When the coup d'état broke out in 1936, with a victory for the rebels on the island, it is curious that Picarol, who had drawn furious cartoons against the right, businessmen, the Church, and the armed forces, was not repressed. According to Torres Planells, it was his old friend Joan March, an avowed enemy of the Republic and financier of Franco's conspiracy, who stood up for him before the new authorities. A difficult-to-dispute endorsement.
Picarol Josep Costa Ferrer spent his last years in Cala d’Or, where he continued to draw, although he did so as a hobby, as was the case with a final Christmas postcard he was to send to his friends. He was, emphasizes Fanny Tur, “a genius of drawing,” with an exceptional ability to create those satirical caricatures that brought him fame.
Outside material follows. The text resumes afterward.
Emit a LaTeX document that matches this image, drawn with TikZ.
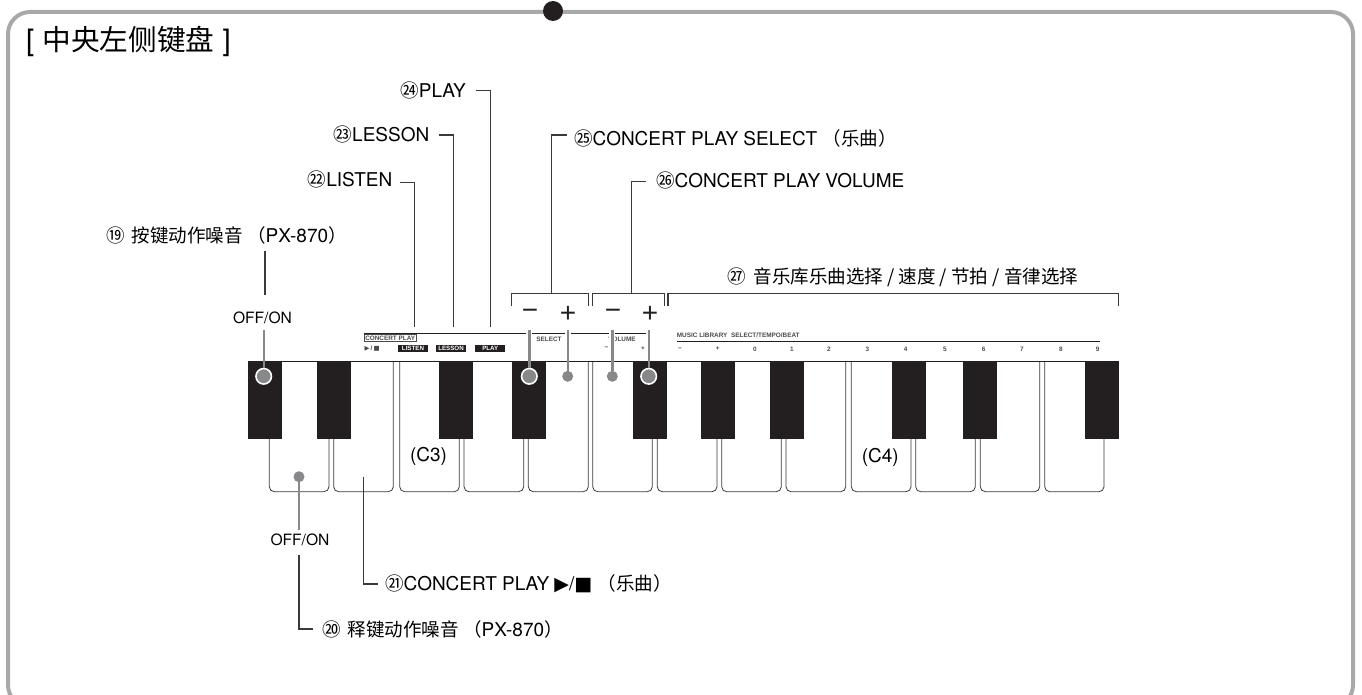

The Cercle de Belles Arts of Palma created a competition in his name, and the memory of
Picarol has endured to the present day, perhaps outside of what would have been his will.
His island of origin offered the antiquarian Josep Costa an inexhaustible treasure in the form of archaeological sites. In 1912, with his friend Santiago Rusiñol, they began extracting materials, especially at Puig dels Molins. On one of those visits, part of a slope collapsed and Rusiñol was left half-buried, demanding they let him die there, considering it an imposing end for an artist: buried by the weight of history. They didn't listen to him.A lot of valuable pieces were extracted, and some were kept. What would now be a crime of spoliation was then the most natural thing in the world: Fanny Tur recalls how, some time ago, in Ibiza they used to say 'going to make dolls', meaning collecting ancient statuettes that served as toys for young girls. He exchanged one figurine with Rusiñol for a Greco. These finds, in any case, ended up in public collections.On the less positive side of Picarol, as Antoni Janer Torrens recounts, should be placed the sale of the pieces from the courtyard of the Aiamans palace in Palma to the American millionaire Randolph Hearst, which caused their subsequent departure to the United States, at a time when historical heritage was not valued.